(begin)

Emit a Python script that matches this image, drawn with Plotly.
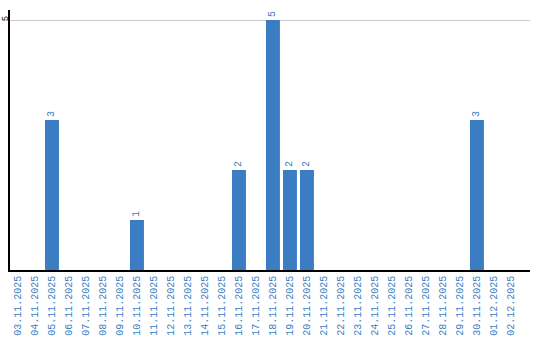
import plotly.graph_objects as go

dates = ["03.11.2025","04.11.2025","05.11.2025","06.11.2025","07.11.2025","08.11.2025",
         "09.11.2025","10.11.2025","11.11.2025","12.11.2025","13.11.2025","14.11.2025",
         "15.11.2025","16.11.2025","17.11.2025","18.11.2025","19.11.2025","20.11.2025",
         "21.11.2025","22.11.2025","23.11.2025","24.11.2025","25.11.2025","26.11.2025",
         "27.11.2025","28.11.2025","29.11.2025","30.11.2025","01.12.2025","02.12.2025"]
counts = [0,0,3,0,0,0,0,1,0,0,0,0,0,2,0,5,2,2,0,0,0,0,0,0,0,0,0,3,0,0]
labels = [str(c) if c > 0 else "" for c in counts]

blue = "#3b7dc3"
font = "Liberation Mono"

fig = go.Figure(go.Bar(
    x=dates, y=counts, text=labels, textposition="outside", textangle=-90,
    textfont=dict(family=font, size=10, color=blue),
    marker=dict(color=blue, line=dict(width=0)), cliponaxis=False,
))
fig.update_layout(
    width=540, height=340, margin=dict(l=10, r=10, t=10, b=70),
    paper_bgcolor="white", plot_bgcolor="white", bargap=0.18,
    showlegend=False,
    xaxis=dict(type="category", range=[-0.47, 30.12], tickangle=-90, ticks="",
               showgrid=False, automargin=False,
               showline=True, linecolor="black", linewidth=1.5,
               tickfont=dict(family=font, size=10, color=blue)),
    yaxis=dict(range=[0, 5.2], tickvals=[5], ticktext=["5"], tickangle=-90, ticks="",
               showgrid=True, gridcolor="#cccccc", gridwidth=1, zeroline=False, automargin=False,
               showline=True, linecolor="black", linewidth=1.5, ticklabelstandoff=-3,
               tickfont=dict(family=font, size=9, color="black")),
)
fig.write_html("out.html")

(end)

(SHORT TASK): Copy the listing word for word, excluding its pictures.

(THE RESULT):
Emit a Python script that matches this image, drawn with Plotly.
import plotly.graph_objects as go

dates = ["03.11.2025","04.11.2025","05.11.2025","06.11.2025","07.11.2025","08.11.2025",
         "09.11.2025","10.11.2025","11.11.2025","12.11.2025","13.11.2025","14.11.2025",
         "15.11.2025","16.11.2025","17.11.2025","18.11.2025","19.11.2025","20.11.2025",
         "21.11.2025","22.11.2025","23.11.2025","24.11.2025","25.11.2025","26.11.2025",
         "27.11.2025","28.11.2025","29.11.2025","30.11.2025","01.12.2025","02.12.2025"]
counts = [0,0,3,0,0,0,0,1,0,0,0,0,0,2,0,5,2,2,0,0,0,0,0,0,0,0,0,3,0,0]
labels = [str(c) if c > 0 else "" for c in counts]

blue = "#3b7dc3"
font = "Liberation Mono"

fig = go.Figure(go.Bar(
    x=dates, y=counts, text=labels, textposition="outside", textangle=-90,
    textfont=dict(family=font, size=10, color=blue),
    marker=dict(color=blue, line=dict(width=0)), cliponaxis=False,
))
fig.update_layout(
    width=540, height=340, margin=dict(l=10, r=10, t=10, b=70),
    paper_bgcolor="white", plot_bgcolor="white", bargap=0.18,
    showlegend=False,
    xaxis=dict(type="category", range=[-0.47, 30.12], tickangle=-90, ticks="",
               showgrid=False, automargin=False,
               showline=True, linecolor="black", linewidth=1.5,
               tickfont=dict(family=font, size=10, color=blue)),
    yaxis=dict(range=[0, 5.2], tickvals=[5], ticktext=["5"], tickangle=-90, ticks="",
               showgrid=True, gridcolor="#cccccc", gridwidth=1, zeroline=False, automargin=False,
               showline=True, linecolor="black", linewidth=1.5, ticklabelstandoff=-3,
               tickfont=dict(family=font, size=9, color="black")),
)
fig.write_html("out.html")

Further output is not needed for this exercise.